■ Available records
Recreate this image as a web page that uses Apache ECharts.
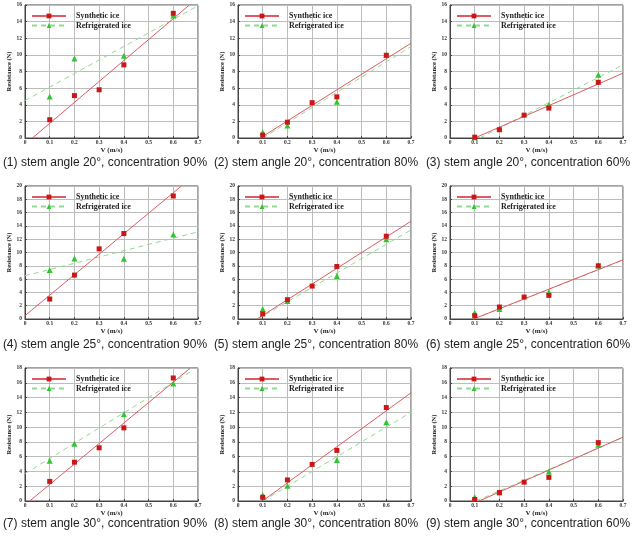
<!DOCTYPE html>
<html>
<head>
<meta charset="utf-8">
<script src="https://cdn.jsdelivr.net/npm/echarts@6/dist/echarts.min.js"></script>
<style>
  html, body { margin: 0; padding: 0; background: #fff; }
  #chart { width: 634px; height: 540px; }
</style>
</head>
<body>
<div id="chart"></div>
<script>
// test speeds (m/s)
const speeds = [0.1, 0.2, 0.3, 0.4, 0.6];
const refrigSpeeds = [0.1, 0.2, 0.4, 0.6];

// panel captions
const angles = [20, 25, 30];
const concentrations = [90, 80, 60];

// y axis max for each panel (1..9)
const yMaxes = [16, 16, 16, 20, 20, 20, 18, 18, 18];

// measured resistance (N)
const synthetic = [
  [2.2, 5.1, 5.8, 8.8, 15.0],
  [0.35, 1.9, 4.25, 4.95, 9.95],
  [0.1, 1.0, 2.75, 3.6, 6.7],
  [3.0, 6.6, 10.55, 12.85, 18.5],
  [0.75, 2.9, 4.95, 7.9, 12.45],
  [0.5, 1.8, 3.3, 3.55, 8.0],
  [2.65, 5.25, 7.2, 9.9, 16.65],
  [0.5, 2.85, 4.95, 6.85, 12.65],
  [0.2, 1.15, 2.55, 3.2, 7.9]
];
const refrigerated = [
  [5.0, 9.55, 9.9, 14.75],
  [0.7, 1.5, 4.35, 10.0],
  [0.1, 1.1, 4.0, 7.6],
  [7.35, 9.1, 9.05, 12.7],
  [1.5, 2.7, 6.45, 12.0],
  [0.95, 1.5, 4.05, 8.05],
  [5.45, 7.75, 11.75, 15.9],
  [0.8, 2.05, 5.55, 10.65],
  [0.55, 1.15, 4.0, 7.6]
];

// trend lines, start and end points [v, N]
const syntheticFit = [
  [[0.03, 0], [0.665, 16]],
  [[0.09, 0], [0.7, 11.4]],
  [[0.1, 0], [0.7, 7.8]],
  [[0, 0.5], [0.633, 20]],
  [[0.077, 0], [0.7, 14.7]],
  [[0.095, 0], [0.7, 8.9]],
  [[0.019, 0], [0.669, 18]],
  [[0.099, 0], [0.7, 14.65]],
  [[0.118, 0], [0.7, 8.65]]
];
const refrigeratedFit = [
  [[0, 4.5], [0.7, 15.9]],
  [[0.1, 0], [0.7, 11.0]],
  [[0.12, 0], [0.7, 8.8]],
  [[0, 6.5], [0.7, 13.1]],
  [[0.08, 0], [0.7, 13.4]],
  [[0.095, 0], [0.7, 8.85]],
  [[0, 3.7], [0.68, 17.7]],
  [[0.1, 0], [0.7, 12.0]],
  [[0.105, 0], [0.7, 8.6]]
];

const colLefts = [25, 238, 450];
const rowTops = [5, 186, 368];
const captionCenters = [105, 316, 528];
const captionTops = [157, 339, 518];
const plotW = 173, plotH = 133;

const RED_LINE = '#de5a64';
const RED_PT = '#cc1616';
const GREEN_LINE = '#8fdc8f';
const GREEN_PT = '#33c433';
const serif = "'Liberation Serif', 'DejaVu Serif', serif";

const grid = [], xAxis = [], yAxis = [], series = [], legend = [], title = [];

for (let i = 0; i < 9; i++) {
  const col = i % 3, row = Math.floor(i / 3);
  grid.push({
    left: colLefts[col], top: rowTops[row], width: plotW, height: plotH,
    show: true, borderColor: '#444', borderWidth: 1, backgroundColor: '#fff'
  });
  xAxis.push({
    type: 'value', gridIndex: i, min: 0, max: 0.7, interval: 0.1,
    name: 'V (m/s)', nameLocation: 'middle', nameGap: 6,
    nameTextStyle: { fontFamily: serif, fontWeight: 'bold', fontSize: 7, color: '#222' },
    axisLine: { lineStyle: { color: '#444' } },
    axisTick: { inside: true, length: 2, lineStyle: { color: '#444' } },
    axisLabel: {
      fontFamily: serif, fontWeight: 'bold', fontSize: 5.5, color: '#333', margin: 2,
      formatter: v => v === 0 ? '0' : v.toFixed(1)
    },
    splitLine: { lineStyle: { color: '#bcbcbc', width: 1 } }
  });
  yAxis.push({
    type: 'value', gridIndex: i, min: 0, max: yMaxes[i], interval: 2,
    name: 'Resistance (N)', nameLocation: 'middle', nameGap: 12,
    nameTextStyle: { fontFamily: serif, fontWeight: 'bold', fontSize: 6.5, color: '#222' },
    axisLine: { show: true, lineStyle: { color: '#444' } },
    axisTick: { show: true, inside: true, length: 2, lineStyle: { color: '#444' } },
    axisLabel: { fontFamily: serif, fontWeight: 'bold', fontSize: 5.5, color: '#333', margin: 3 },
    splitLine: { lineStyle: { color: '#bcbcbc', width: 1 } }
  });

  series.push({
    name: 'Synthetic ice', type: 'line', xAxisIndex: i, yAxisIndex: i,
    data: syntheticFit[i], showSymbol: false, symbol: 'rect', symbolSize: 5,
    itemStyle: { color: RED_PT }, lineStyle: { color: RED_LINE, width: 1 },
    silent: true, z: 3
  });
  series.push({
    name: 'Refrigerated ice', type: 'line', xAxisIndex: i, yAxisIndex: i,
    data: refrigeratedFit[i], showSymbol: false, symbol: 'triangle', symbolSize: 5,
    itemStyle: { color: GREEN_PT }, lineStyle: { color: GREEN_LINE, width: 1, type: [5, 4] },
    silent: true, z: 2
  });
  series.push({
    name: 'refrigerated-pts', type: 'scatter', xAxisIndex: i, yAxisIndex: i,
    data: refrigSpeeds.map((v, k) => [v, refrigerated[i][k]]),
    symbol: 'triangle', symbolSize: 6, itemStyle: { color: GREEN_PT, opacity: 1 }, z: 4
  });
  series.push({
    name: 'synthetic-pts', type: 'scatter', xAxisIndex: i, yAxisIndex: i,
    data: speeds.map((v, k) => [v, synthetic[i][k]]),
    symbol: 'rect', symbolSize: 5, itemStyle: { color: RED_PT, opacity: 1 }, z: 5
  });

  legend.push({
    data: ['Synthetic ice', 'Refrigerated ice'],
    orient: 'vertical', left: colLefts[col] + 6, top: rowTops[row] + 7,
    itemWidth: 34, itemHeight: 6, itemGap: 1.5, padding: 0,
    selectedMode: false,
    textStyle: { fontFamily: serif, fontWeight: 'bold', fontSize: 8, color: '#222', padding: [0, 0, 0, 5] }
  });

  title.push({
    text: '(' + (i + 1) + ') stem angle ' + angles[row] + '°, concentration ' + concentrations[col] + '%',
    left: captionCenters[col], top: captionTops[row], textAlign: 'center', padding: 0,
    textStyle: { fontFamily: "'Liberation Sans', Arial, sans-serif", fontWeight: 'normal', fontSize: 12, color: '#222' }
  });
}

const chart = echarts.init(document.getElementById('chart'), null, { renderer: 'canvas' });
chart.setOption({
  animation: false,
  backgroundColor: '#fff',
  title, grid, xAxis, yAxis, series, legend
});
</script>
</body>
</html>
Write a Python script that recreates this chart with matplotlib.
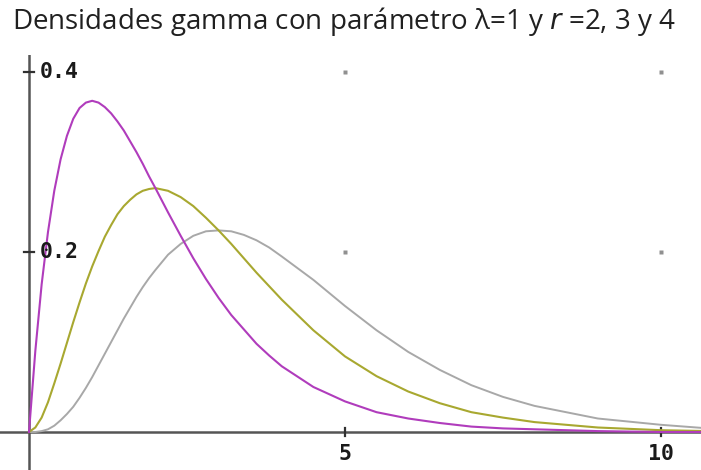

■ Exercise goal
Return only the lines running from the start of the entries above to the line that contains "const refrigSpeeds = [0.1, 0.2, 0.4, 0.6];", inclusive, and omit every picture.

■ Expected output
Recreate this image as a web page that uses Apache ECharts.
<!DOCTYPE html>
<html>
<head>
<meta charset="utf-8">
<script src="https://cdn.jsdelivr.net/npm/echarts@6/dist/echarts.min.js"></script>
<style>
  html, body { margin: 0; padding: 0; background: #fff; }
  #chart { width: 634px; height: 540px; }
</style>
</head>
<body>
<div id="chart"></div>
<script>
// test speeds (m/s)
const speeds = [0.1, 0.2, 0.3, 0.4, 0.6];
const refrigSpeeds = [0.1, 0.2, 0.4, 0.6];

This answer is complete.